Not affiliated with Griot's. I did meet him at a Porsche event and he really does use everything in his catalog prior to pimping it to the masses.

Riley
 
so the clay you speak of is a clay bar? ive used this on the taco years ago when lived by some RR tracks and was getting rust spots in the clear from the settling metal debris. For others a warning .... do not drop or contaminate or its ruined and will do lots o damage instead of good to the paint then.

The clay comes in a small bar that you can shape out. Some clay comes with lubricant. I used the clay kit that Meguaiars puts out. One clay bar should be big enough to do an 80, but I suppose it also depends how contaminated the paint surface is.
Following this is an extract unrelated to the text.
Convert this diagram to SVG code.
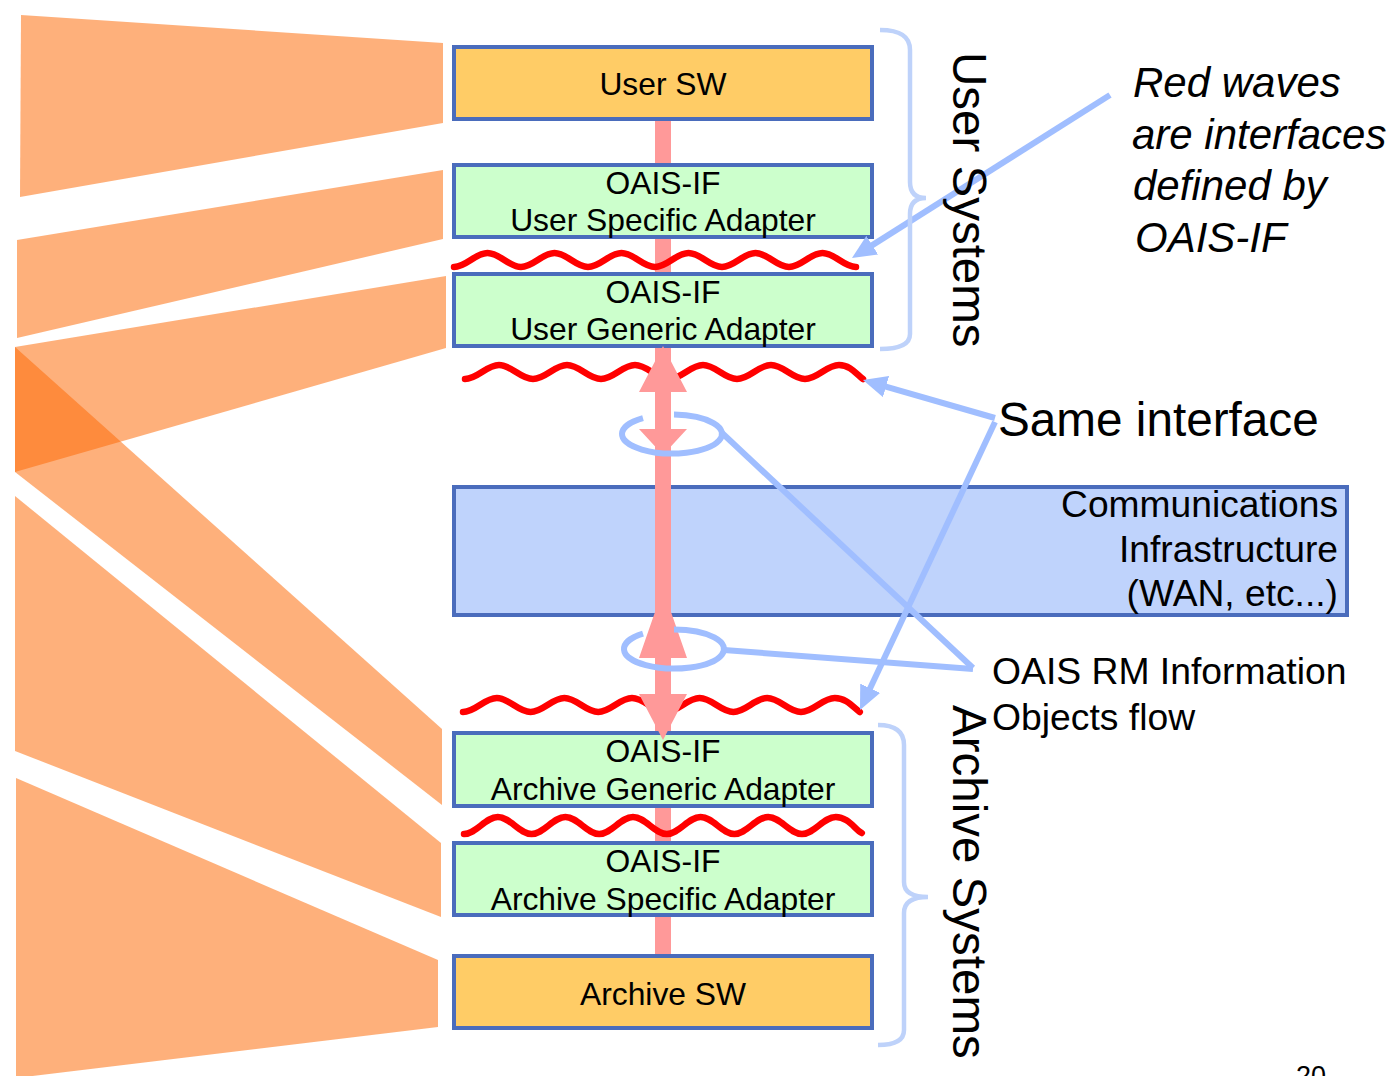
<svg xmlns="http://www.w3.org/2000/svg" width="1393" height="1076" viewBox="0 0 1393 1076">
  <defs>
    <style>
      .wedge { fill: #FD6A06; fill-opacity: 0.53; }
      .box { stroke: #4A6CBC; stroke-width: 4; }
      .sw { fill: #FFCC66; }
      .adapter { fill: #CCFFCC; }
      .comms { fill: #BFD3FC; }
      .lbl { font-family: "Liberation Sans", Arial, sans-serif; fill: #000; }
      .boxtxt { font-size: 31.8px; text-anchor: middle; }
      .wave { fill: none; stroke: #FF0000; stroke-width: 6.5; stroke-linecap: round; stroke-linejoin: round; }
      .call { fill: none; stroke: #A0BEFF; stroke-width: 6; }
      .brace { fill: none; stroke: #BED2FA; stroke-width: 4.5; }
    </style>
    <marker id="tip" viewBox="0 0 24 22" refX="12" refY="11" markerWidth="24" markerHeight="22" markerUnits="userSpaceOnUse" orient="auto">
      <path d="M0,0 L24,11 L0,22 z" fill="#A0BEFF"/>
    </marker>
  </defs>

  <!-- fan of wedges on the left, one per layer box -->
  <g id="wedges">
    <polygon class="wedge" points="21,15 443,43 443,123 20,197"/>
    <polygon class="wedge" points="17,240 443,170 443,239 17,338"/>
    <polygon class="wedge" points="15,347 446,276 446,348 15,472"/>
    <polygon class="wedge" points="15,347 442,729 442,805 15,472"/>
    <polygon class="wedge" points="15,496 441,843 441,917 15,751"/>
    <polygon class="wedge" points="16,778 438,960 438,1027 16,1078"/>
  </g>

  <!-- vertical stack link behind the boxes -->
  <g id="stack-link">
    <rect x="655" y="121" width="16" height="833" fill="#FF9999"/>
  </g>

  <g id="user-sw">
    <rect class="box sw" x="454" y="47" width="418" height="72"/>
    <text class="lbl boxtxt" x="663" y="95">User SW</text>
  </g>
  <g id="user-specific-adapter">
    <rect class="box adapter" x="454" y="165" width="418" height="72"/>
    <text class="lbl boxtxt" x="663" y="194">OAIS-IF</text>
    <text class="lbl boxtxt" x="663" y="231">User Specific Adapter</text>
  </g>
  <g id="user-generic-adapter">
    <rect class="box adapter" x="454" y="274" width="418" height="72"/>
    <text class="lbl boxtxt" x="663" y="303">OAIS-IF</text>
    <text class="lbl boxtxt" x="663" y="340">User Generic Adapter</text>
  </g>
  <g id="communications">
    <rect class="box comms" x="454" y="487" width="893" height="128"/>
    <text class="lbl" x="1338" y="517" font-size="37.2" text-anchor="end">Communications</text>
    <text class="lbl" x="1338" y="562" font-size="37.2" text-anchor="end">Infrastructure</text>
    <text class="lbl" x="1338" y="606" font-size="37.2" text-anchor="end">(WAN, etc...)</text>
  </g>
  <g id="archive-generic-adapter">
    <rect class="box adapter" x="454" y="733" width="418" height="73"/>
    <text class="lbl boxtxt" x="663" y="762">OAIS-IF</text>
    <text class="lbl boxtxt" x="663" y="800">Archive Generic Adapter</text>
  </g>
  <g id="archive-specific-adapter">
    <rect class="box adapter" x="454" y="843" width="418" height="72"/>
    <text class="lbl boxtxt" x="663" y="872">OAIS-IF</text>
    <text class="lbl boxtxt" x="663" y="910">Archive Specific Adapter</text>
  </g>
  <g id="archive-sw">
    <rect class="box sw" x="454" y="956" width="418" height="72"/>
    <text class="lbl boxtxt" x="663" y="1005">Archive SW</text>
  </g>

  <!-- interface waves -->
  <g id="waves">
    <path class="wave" d="M454,267 c12.2,0 21.3,-14 33.5,-14 s21.3,14 33.5,14 s21.3,-14 33.5,-14 s21.3,14 33.5,14 s21.3,-14 33.5,-14 s21.3,14 33.5,14 s21.3,-14 33.5,-14 s21.3,14 33.5,14 s21.3,-14 33.5,-14 s21.3,14 33.5,14 s21.3,-14 33.5,-14 s21.3,14 33.5,14"/>
    <path class="wave" d="M465,379 c12.4,0 21.6,-14 34,-14 s21.6,14 34,14 s21.6,-14 34,-14 s21.6,14 34,14 s21.6,-14 34,-14 s21.6,14 34,14 s21.6,-14 34,-14 s21.6,14 34,14 s21.6,-14 34,-14 s21.6,14 34,14 s21.6,-14 34,-14 c12,0 18,10 24,14"/>
    <path class="wave" d="M463,712 c12.3,0 21.5,-14 33.8,-14 s21.5,14 33.8,14 s21.5,-14 33.8,-14 s21.5,14 33.8,14 s21.5,-14 33.8,-14 s21.5,14 33.8,14 s21.5,-14 33.8,-14 s21.5,14 33.8,14 s21.5,-14 33.8,-14 s21.5,14 33.8,14 s21.5,-14 33.8,-14 c12,0 19,10 25,14"/>
    <path class="wave" d="M464,834 c12.3,0 21.5,-17 33.8,-17 s21.5,17 33.8,17 s21.5,-17 33.8,-17 s21.5,17 33.8,17 s21.5,-17 33.8,-17 s21.5,17 33.8,17 s21.5,-17 33.8,-17 s21.5,17 33.8,17 s21.5,-17 33.8,-17 s21.5,17 33.8,17 s21.5,-17 33.8,-17 c12,0 19,12 26,16"/>
  </g>

  <!-- information-object flow through the network -->
  <g id="flow">
    <path fill="#FF9999" d="M663,346 L687,392 L671,392 L671,429 L687,429 L663,455 L671,455 L671,612 L687,658 L671,658 L671,694 L687,694 L663,740 L639,694 L655,694 L655,658 L639,658 L655,612 L655,455 L663,455 L639,429 L655,429 L655,392 L639,392 Z"/>
  </g>

  <!-- callout connectors -->
  <g id="connectors">
    <path class="call" d="M674,414.5 A50,19.5 0 1 1 643,418.1"/>
    <path class="call" d="M674,629.5 A50,19.5 0 1 1 643,633.7"/>
    <line class="call" x1="721" y1="432" x2="973" y2="668"/>
    <line class="call" x1="724" y1="650" x2="973" y2="669"/>
    <line class="call" x1="995" y1="418" x2="874.5" y2="383.3" marker-end="url(#tip)"/>
    <line class="call" x1="995" y1="422" x2="865.1" y2="699.1" marker-end="url(#tip)"/>
    <line class="call" x1="1110" y1="95" x2="862.1" y2="251.6" marker-end="url(#tip)"/>
    <path class="brace" d="M880,30 C900,30 910,36 910,50 L910,182 C910,193 916,198 926,198 C916,198 910,203 910,214 L910,334 C910,344 900,349 880,349"/>
    <path class="brace" d="M878,725 C895,725 904,731 904,745 L904,882 C904,893 913,897 928,897 C913,897 904,902 904,913 L904,1030 C904,1040 895,1045 878,1045"/>
  </g>

  <!-- side labels -->
  <g id="labels">
    <text class="lbl" font-size="47.5" transform="translate(953,52) rotate(90)">User Systems</text>
    <text class="lbl" font-size="47.5" transform="translate(953,705) rotate(90)">Archive Systems</text>
    <text class="lbl" x="998" y="436" font-size="47.7">Same interface</text>
    <text class="lbl" x="992" y="684" font-size="37.3">OAIS RM Information</text>
    <text class="lbl" x="992" y="730" font-size="37.3">Objects flow</text>
    <g font-style="italic" font-size="42">
      <text class="lbl" x="1133" y="97">Red waves</text>
      <text class="lbl" x="1132" y="149">are interfaces</text>
      <text class="lbl" x="1133" y="200">defined by</text>
      <text class="lbl" x="1135" y="252">OAIS-IF</text>
    </g>
    <text class="lbl" x="1296" y="1085" font-size="27">20</text>
  </g>
</svg>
This is great info for me. I've got a lot of pinstriping from going places a landcruiser barely fits. However I'm still reluctant to remove them as I don't want to lose even that little thickness of paint and I rather expect that I'll still be adding some stripes in the future.

I suppose I'll do this thing if I ever decide to sell the cruiser.


Kalawang

I was reluctant as well to remove any paint, but have lived with it long enough and got tired looking at the pinstriping. To prevent removing good paint I did everything by hand with ScratchX. Sort of spot treating the paint only where it needed it. :beer:
 
excellent thread! Now I can work on my pinstripes.
Thanks
 
I use one of theose porter cable buffers and they work extremely well. The only downside is that when you're done, you body feels really shaky for about an hour since the buffer has crazy vibrations. You can also use sand paper with it which is a nice bonus. Buffers can get you in trouble if your not careful with them especially with dark paint. Years ago, I had a mishap with a black 911. I was close to tears as experience got the best of me. I learned to start with a side panel or an area least noticable. Even with tons of experience, I always start far away from the hood. Then do the hood last.